These incidents do not mean museums should discourage photography altogether, but they show why photography policies focus on more than the camera. A visitor concentrating on an image may step backward, crouch, lean, cross a barrier, block a path, or lose awareness of nearby objects and people. Good policies help visitors understand that photography is welcome only when it does not endanger collections, buildings, landscapes, staff, or other visitors.

Not Anti-Photography but Anti-Disruption

Different kinds of museums emphasize different concerns. Art museums tend to be precise about flash, distance from objects, selfie sticks, tripods, sketching materials, bags, and photography in special exhibitions. The Metropolitan Museum of Art permits personal non-flash photography but prohibits staged shoots and equipment such as selfie sticks, tripods, drones, and professional video equipment. The Clyfford Still Museum uses a friendlier “photo-friendly museum” framing while setting similar limits. The Virginia Museum of Fine Arts distinguishes candid personal photography from group, prom, engagement, and family photo shoots.

Historic houses face a different set of issues. A visitor taking a photo may step backward into furniture, brush against a wall, block a narrow passage, or delay a timed tour. In many historic houses, the building itself is part of the collection. Photography policies therefore become part of a larger strategy for protecting historic fabric, managing visitor flow, and preserving the atmosphere of domestic spaces. The Emily Dickinson Museum, for example, allows non-flash photography inside and outside but prohibits video recording, while also reminding visitors to be thoughtful about photographing staff or other visitors.
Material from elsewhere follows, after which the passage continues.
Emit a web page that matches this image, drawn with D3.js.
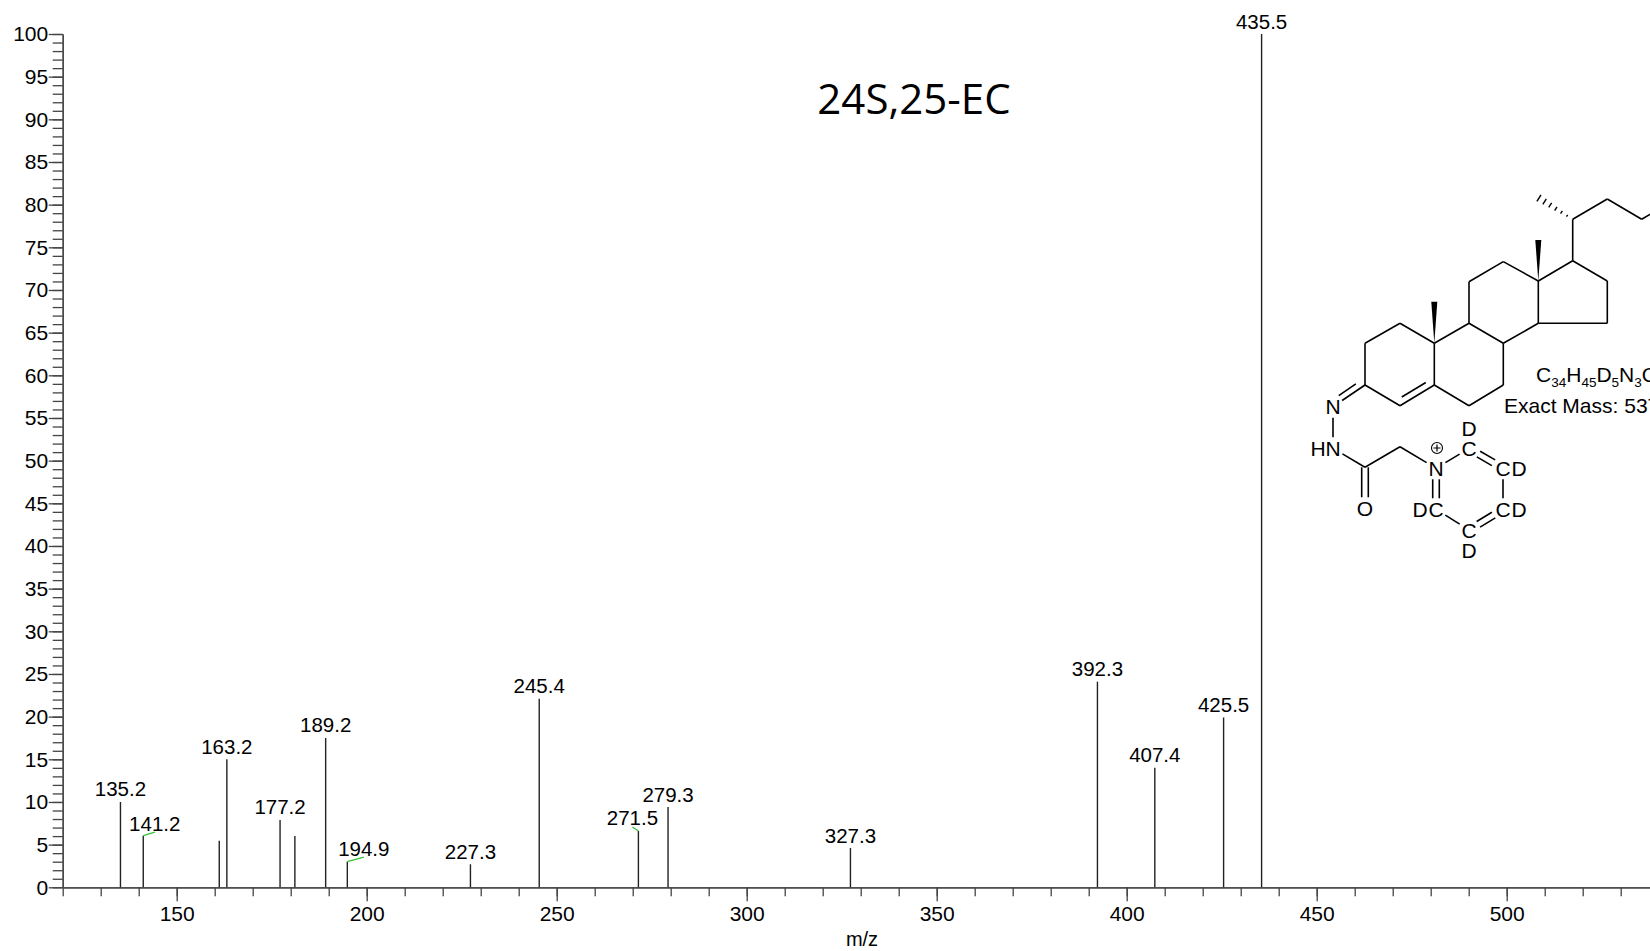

Historic sites and horticultural gardens often distinguish between “vacation-style” photography and formal photography. Casual photos may be welcomed, but engagement shoots, wedding portraits, graduation sessions, fashion photography, and influencer-style productions are often restricted or require permission. Hillwood Estate, Museum & Gardens is especially clear on this point: it allows “informal, vacation-style photography and video only,” while photo shoots require prior arrangements. Hillwood also prohibits selfie sticks inside interior spaces but allows them in gardens when used with care around other visitors. This distinction between casual photography and site use also appears at Dumbarton Oaks, which welcomes noncommercial, personal “vacation style photography,” but does not permit commercial or formal photography. That makes sense for landscapes and gardens. The issue is not merely the camera, but whether the visitor is quietly documenting a visit or transforming the site into a private photo set.

Visitor code of conduct at Bayou Bend in Houston, Texas.

Drones are almost always treated differently from handheld cameras. Historic gardens and estate museums such as Dumbarton Oaks, Hillwood, Winterthur, and VMFA’s Sculpture Garden restrict or prohibit drones because they create safety, privacy, noise, wildlife, and visitor-experience concerns. At National Park Service sites, drone use is also subject to federal and site-specific rules.

Children’s museums raise a different and especially important concern: privacy. In most museums, photography policies focus on collections, copyright, equipment, and disruption. In children’s museums, the central issue is often safeguarding. Families want to photograph children playing, building, climbing, performing, and exploring—photos are an essential part of the visit. But children’s museums are also shared family spaces, and other people’s children should not become the unintended subjects of someone else’s image. The National Children’s Museum offers one of the clearest examples. Its FAQ encourages visitors to “capture the magic” for personal, noncommercial use, but adds a simple boundary: “please only take photos of your group.” The Children’s Museum of Phoenix takes a more promotional approach, offering tips for better family photos, which shows how photography can be part of family engagement but it should still be paired with clear expectations about consent and courtesy.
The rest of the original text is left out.